Captain Paul Watson of Sea Shepherd Conservation Society calls domestic pigs, "the world’s largest aquatic predator," because they eat more fish than all the sharks in the world combined. "We’re just pulling fish out of the ocean to convert it into fish meal for the raising of livestock, for pigs primarily."

Pigs also produce a lot of manure, and factory farms have come up with elaborate systems for storing solid or liquid manure until it can be used as fertilizer. However, these manure pits or lagoons are environmental disasters waiting to happen. Methane sometimes becomes trapped under a layer of foam in a manure pit and explodes. Manure pits can also overflow or can become flooded, polluting the groundwater, streams, lakes and drinking water.

Pork and Human Health

The benefits of a low-fat, whole foods vegan diet have been proven, including lower incidences of heart disease, cancer, and diabetes. The American Dietetic Association supports a vegan diet:

It is the position of the American Dietetic Association that appropriately planned vegetarian diets, including total vegetarian or vegan diets, are healthful, nutritionally adequate, and may provide health benefits in the prevention and treatment of certain diseases.

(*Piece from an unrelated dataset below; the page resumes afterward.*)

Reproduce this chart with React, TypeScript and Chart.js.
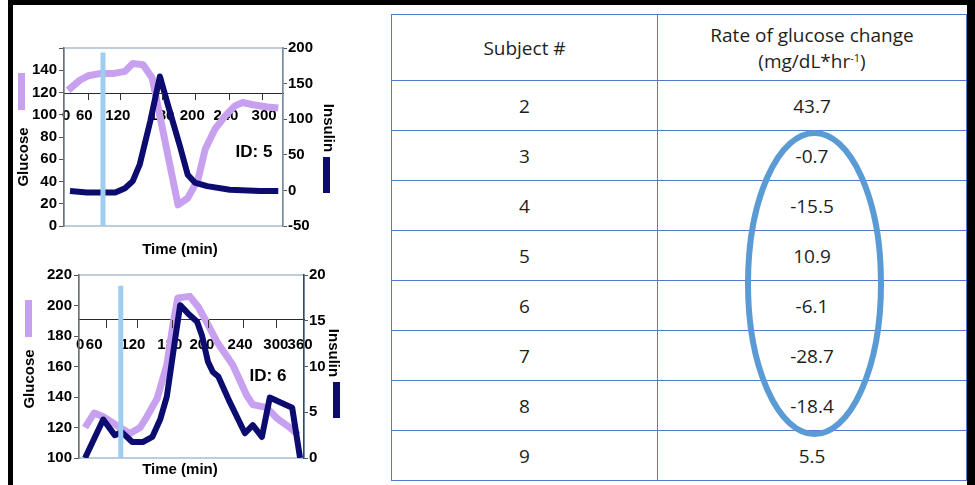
import React, { useEffect, useRef } from "react";
import { Chart, registerables } from "chart.js";

Chart.register(...registerables);

// ---------------- Panel ID 5 ----------------
const id5TickValues = [-6, 22, 74, 142, 189, 241, 300];
const id5TickLabels = ["0", "60", "120", "180", "200", "240", "300"];
const id5TickMarks = [28, 77, 142, 193, 246, 297];
const id5GlucoseTime = [-3, 15, 28, 46, 66, 85, 97, 113, 127, 167, 182, 198, 209, 224, 240, 255, 267, 283, 305, 322];
const id5Glucose = [122, 131, 135, 137, 137, 139, 146, 145, 133, 19, 25, 42, 69, 87, 99, 108, 111, 109, 107, 106];
const id5InsulinTime = [0, 26, 70, 85, 97, 108, 124, 139, 152, 170, 182, 193, 212, 247, 294, 322];
const id5Insulin = [-1, -3, -3, 3, 13, 37, 97, 160, 118, 62, 22, 11, 6, 1, -1, -1];
const id5Marker = 51;

// ---------------- Panel ID 6 ----------------
const id6TickValues = [-3, 20, 84, 145, 198, 261, 320, 360];
const id6TickLabels = ["0", "60", "120", "180", "200", "240", "300", "360"];
const id6TickMarks = [40, 91, 149, 208, 266, 320];
const id6GlucoseTime = [5, 20, 35, 51, 63, 79, 96, 107, 124, 140, 150, 158, 178, 192, 206, 223, 249, 272, 282, 305, 322, 343, 357];
const id6Glucose = [120, 129.5, 127, 123, 120, 116, 120, 127, 139, 161, 187, 205, 206, 199, 189, 176, 161, 141, 135, 133, 126, 120, 115];
const id6InsulinTime = [5, 35, 54, 66, 83, 101, 116, 129, 140, 154, 162, 175, 190, 198, 208, 216, 225, 244, 269, 282, 297, 310, 327, 347, 360];
const id6Insulin = [0, 4.2, 2.5, 2.8, 1.75, 1.75, 2.3, 4.2, 6.7, 13.1, 16.7, 15.8, 14.9, 13.4, 10.5, 9.4, 8.9, 6.1, 2.7, 3.6, 2.3, 6.6, 6.1, 5.5, 0];
const id6Marker = 64;

// ---------------- Table ----------------
const subjects = ["2", "3", "4", "5", "6", "7", "8", "9"];
const rates = ["43.7", "-0.7", "-15.5", "10.9", "-6.1", "-28.7", "-18.4", "5.5"];

const FONT = "'Liberation Sans', Arial, Helvetica, sans-serif";
const LAV = "#C7A0F0";
const NAVY = "#0B0B70";
const MARK = "#9ECDF2";
const TABLE_LINE = "#5478CC";

const framePlugin = {
  id: "frame",
  beforeDraw(chart: any, _args: any, opts: any) {
    const { ctx, chartArea: a } = chart;
    ctx.save();
    ctx.strokeStyle = opts.color;
    ctx.lineWidth = 1.5;
    ctx.strokeRect(a.left, a.top, a.right - a.left, a.bottom - a.top);
    ctx.restore();
  },
  afterDatasetsDraw(chart: any, _args: any, opts: any) {
    const { ctx } = chart;
    const xs = chart.scales.x;
    const ys = chart.scales.y;
    const yPix = ys.getPixelForValue(opts.axisAt);
    ctx.save();
    ctx.strokeStyle = opts.tickColor;
    ctx.lineWidth = 1;
    for (const v of opts.marks) {
      const px = Math.round(xs.getPixelForValue(v)) + 0.5;
      ctx.beginPath();
      ctx.moveTo(px, yPix);
      ctx.lineTo(px, yPix + opts.len);
      ctx.stroke();
    }
    ctx.restore();
  },
};

type Cfg = {
  glucoseTime: number[];
  glucose: number[];
  insulinTime: number[];
  insulin: number[];
  marker: number;
  markerTop: number;
  tickValues: number[];
  tickLabels: string[];
  tickMarks: number[];
  xMin: number;
  xMax: number;
  gMin: number;
  gMax: number;
  gStep: number;
  iMin: number;
  iMax: number;
  iStep: number;
  axisAt: number;
  hideTop: boolean;
  padTop: number;
  padBottom: number;
  leftW: number;
  rightW: number;
  labelPad: number;
  markLen: number;
  leftBorder: string;
  rightBorder: string;
};

function Panel({ cfg, left, top, width, height }: { cfg: Cfg; left: number; top: number; width: number; height: number }) {
  const ref = useRef<HTMLCanvasElement>(null);
  useEffect(() => {
    const font = { family: FONT, size: 15, weight: "bold" as const };
    const chart = new Chart(ref.current!, {
      type: "line",
      data: {
        datasets: [
          {
            data: [
              { x: cfg.marker, y: cfg.gMin },
              { x: cfg.marker, y: cfg.markerTop },
            ],
            borderColor: MARK,
            borderWidth: 5,
            yAxisID: "y",
            pointRadius: 0,
            borderCapStyle: "butt",
          },
          {
            data: cfg.insulinTime.map((t, i) => ({ x: t, y: cfg.insulin[i] })),
            borderColor: NAVY,
            borderWidth: 6,
            yAxisID: "y1",
            pointRadius: 0,
            borderJoinStyle: "round",
            tension: 0,
          },
          {
            data: cfg.glucoseTime.map((t, i) => ({ x: t, y: cfg.glucose[i] })),
            borderColor: LAV,
            borderWidth: 7,
            yAxisID: "y",
            pointRadius: 0,
            borderJoinStyle: "round",
            tension: 0,
          },
        ] as any,
      },
      options: {
        responsive: false,
        maintainAspectRatio: false,
        animation: false,
        events: [],
        layout: { padding: { left: 0, right: 0, top: cfg.padTop, bottom: cfg.padBottom } },
        plugins: {
          legend: { display: false },
          tooltip: { enabled: false },
          frame: { color: "#A9BDD0", tickColor: "#333", marks: cfg.tickMarks, axisAt: cfg.axisAt, len: cfg.markLen },
        } as any,
        scales: {
          x: {
            type: "linear",
            min: cfg.xMin,
            max: cfg.xMax,
            position: { y: cfg.axisAt } as any,
            afterBuildTicks: (s: any) => {
              s.ticks = cfg.tickValues.map((v) => ({ value: v }));
            },
            ticks: {
              autoSkip: false,
              maxRotation: 0,
              minRotation: 0,
              padding: cfg.labelPad,
              color: "#000",
              font,
              callback: (_v: any, i: number) => cfg.tickLabels[i],
            },
            grid: { display: true, drawOnChartArea: false, drawTicks: false },
            border: { display: true, color: "#2a2a2a", width: 1 },
          },
          y: {
            type: "linear",
            position: "left",
            min: cfg.gMin,
            max: cfg.gMax,
            afterFit: (s: any) => {
              s.width = cfg.leftW;
            },
            ticks: {
              stepSize: cfg.gStep,
              padding: 2,
              color: "#000",
              font,
              callback: (v: any) => (cfg.hideTop && v === cfg.gMax ? "" : String(v)),
            },
            grid: { drawOnChartArea: false, drawTicks: true, tickLength: 5, color: "#555" },
            border: { display: true, color: cfg.leftBorder, width: 1.5 },
          },
          y1: {
            type: "linear",
            position: "right",
            min: cfg.iMin,
            max: cfg.iMax,
            afterFit: (s: any) => {
              s.width = cfg.rightW;
            },
            ticks: { stepSize: cfg.iStep, padding: 1, color: "#000", font },
            grid: { drawOnChartArea: false, drawTicks: true, tickLength: 4, color: "#555" },
            border: { display: true, color: cfg.rightBorder, width: 1.5 },
          },
        },
      } as any,
      plugins: [framePlugin as any],
    });
    return () => chart.destroy();
  }, []);
  return (
    <canvas
      ref={ref}
      width={width}
      height={height}
      style={{ position: "absolute", left, top, width, height }}
    />
  );
}

const cfg5: Cfg = {
  glucoseTime: id5GlucoseTime,
  glucose: id5Glucose,
  insulinTime: id5InsulinTime,
  insulin: id5Insulin,
  marker: id5Marker,
  markerTop: 156,
  tickValues: id5TickValues,
  tickLabels: id5TickLabels,
  tickMarks: id5TickMarks,
  xMin: -9.3,
  xMax: 329.3,
  gMin: 0,
  gMax: 160,
  gStep: 20,
  iMin: -50,
  iMax: 200,
  iStep: 50,
  axisAt: 119.5,
  hideTop: true,
  padTop: 48,
  padBottom: 32,
  leftW: 64,
  rightW: 97,
  labelPad: 14,
  markLen: 7,
  leftBorder: "#707070",
  rightBorder: "#7A8C9E",
};

const cfg6: Cfg = {
  glucoseTime: id6GlucoseTime,
  glucose: id6Glucose,
  insulinTime: id6InsulinTime,
  insulin: id6Insulin,
  marker: id6Marker,
  markerTop: 213,
  tickValues: id6TickValues,
  tickLabels: id6TickLabels,
  tickMarks: id6TickMarks,
  xMin: -5,
  xMax: 366.5,
  gMin: 100,
  gMax: 220,
  gStep: 20,
  iMin: 0,
  iMax: 20,
  iStep: 5,
  axisAt: 190.5,
  hideTop: false,
  padTop: 17,
  padBottom: 27,
  leftW: 79,
  rightW: 76,
  labelPad: 16,
  markLen: 8,
  leftBorder: "#707070",
  rightBorder: "#2F4A66",
};

const txt: React.CSSProperties = {
  position: "absolute",
  fontFamily: FONT,
  fontWeight: "bold",
  color: "#000",
  whiteSpace: "nowrap",
  lineHeight: 1,
};

function Label({ x, y, size, rot, children }: { x: number; y: number; size: number; rot?: number; children: React.ReactNode }) {
  return (
    <div style={{ ...txt, left: x, top: y, fontSize: size, transform: `translate(-50%, -50%) rotate(${rot || 0}deg)` }}>
      {children}
    </div>
  );
}

function Swatch({ x, y, w, h, color }: { x: number; y: number; w: number; h: number; color: string }) {
  return <div style={{ position: "absolute", left: x, top: y, width: w, height: h, background: color }} />;
}

const cell: React.CSSProperties = {
  border: `1px solid ${TABLE_LINE}`,
  textAlign: "center",
  verticalAlign: "middle",
  padding: 0,
};

export default function App() {
  return (
    <div style={{ position: "absolute", left: 0, top: 0, width: 975, height: 485, background: "#fff", overflow: "hidden" }}>
      <Panel cfg={cfg5} left={0} top={0} width={380} height={258} />
      <Panel cfg={cfg6} left={0} top={258} width={380} height={227} />

      {/* Panel ID 5 texts */}
      <Label x={22} y={157} size={15} rot={-90}>Glucose</Label>
      <Label x={329} y={128} size={15} rot={90}>Insulin</Label>
      <Label x={180} y={248} size={15}>Time (min)</Label>
      <Label x={254} y={151} size={17}>ID: 5</Label>
      <Swatch x={18} y={73} w={7} h={37} color={LAV} />
      <Swatch x={323} y={157} w={7} h={36} color={NAVY} />

      {/* Panel ID 6 texts */}
      <Label x={28} y={379} size={15} rot={-90}>Glucose</Label>
      <Label x={334} y={353} size={15} rot={90}>Insulin</Label>
      <Label x={180} y={468} size={15}>Time (min)</Label>
      <Label x={268} y={375} size={17}>ID: 6</Label>
      <Swatch x={25} y={300} w={7} h={37} color={LAV} />
      <Swatch x={333} y={382} w={7} h={36} color={NAVY} />

      {/* Table */}
      <table
        style={{
          position: "absolute",
          left: 391,
          top: 14,
          width: 575,
          borderCollapse: "collapse",
          tableLayout: "fixed",
          fontFamily: "'Open Sans', Lato, sans-serif",
          fontSize: 19,
          color: "#1e1e1e",
        }}
      >
        <colgroup>
          <col style={{ width: 266 }} />
          <col style={{ width: 309 }} />
        </colgroup>
        <tbody>
          <tr style={{ height: 66 }}>
            <td style={cell}>Subject #</td>
            <td style={{ ...cell, lineHeight: "26px" }}>
              Rate of glucose change
              <br />
              (mg/dL*hr
              <sup style={{ fontSize: 11, lineHeight: 0, verticalAlign: "6px" }}>-1</sup>)
            </td>
          </tr>
          {subjects.map((s, i) => (
            <tr key={s} style={{ height: 50 }}>
              <td style={cell}>{s}</td>
              <td style={cell}>{rates[i]}</td>
            </tr>
          ))}
        </tbody>
      </table>

      <svg width={975} height={485} style={{ position: "absolute", left: 0, top: 0, pointerEvents: "none" }}>
        <ellipse cx={814.5} cy={283.5} rx={66.5} ry={150.5} fill="none" stroke="#5B9BD5" strokeWidth={6} />
      </svg>

      {/* black frame */}
      <div style={{ position: "absolute", left: 8, top: 0, width: 967, height: 5, background: "#000" }} />
      <div style={{ position: "absolute", left: 8, top: 0, width: 5, height: 485, background: "#000" }} />
      <div style={{ position: "absolute", left: 967, top: 0, width: 8, height: 485, background: "#000" }} />
    </div>
  );
}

Because pigs are now bred to be leaner, pork is not as unhealthy as it once was but is no health food. Because they are high in saturated fats, the Harvard School of Public Health recommends avoiding red meats, including beef, pork, and lamb.

Aside from the risks of eating pork, supporting the pork industry means supporting an industry that endangers public health and not just the health of people who choose to eat pork. Because the pigs are constantly given antibiotics as a preventive measure, the industry fosters the rise and spread of antibiotic-resistant strains of bacteria. Similarly, the pork industry spreads swine flu, or H1N1, because the virus mutates so quickly and spreads quickly among closely-confined animals as well as to farmworkers. The environmental issues also mean that pig farms endanger their neighbors' health with manure and disease.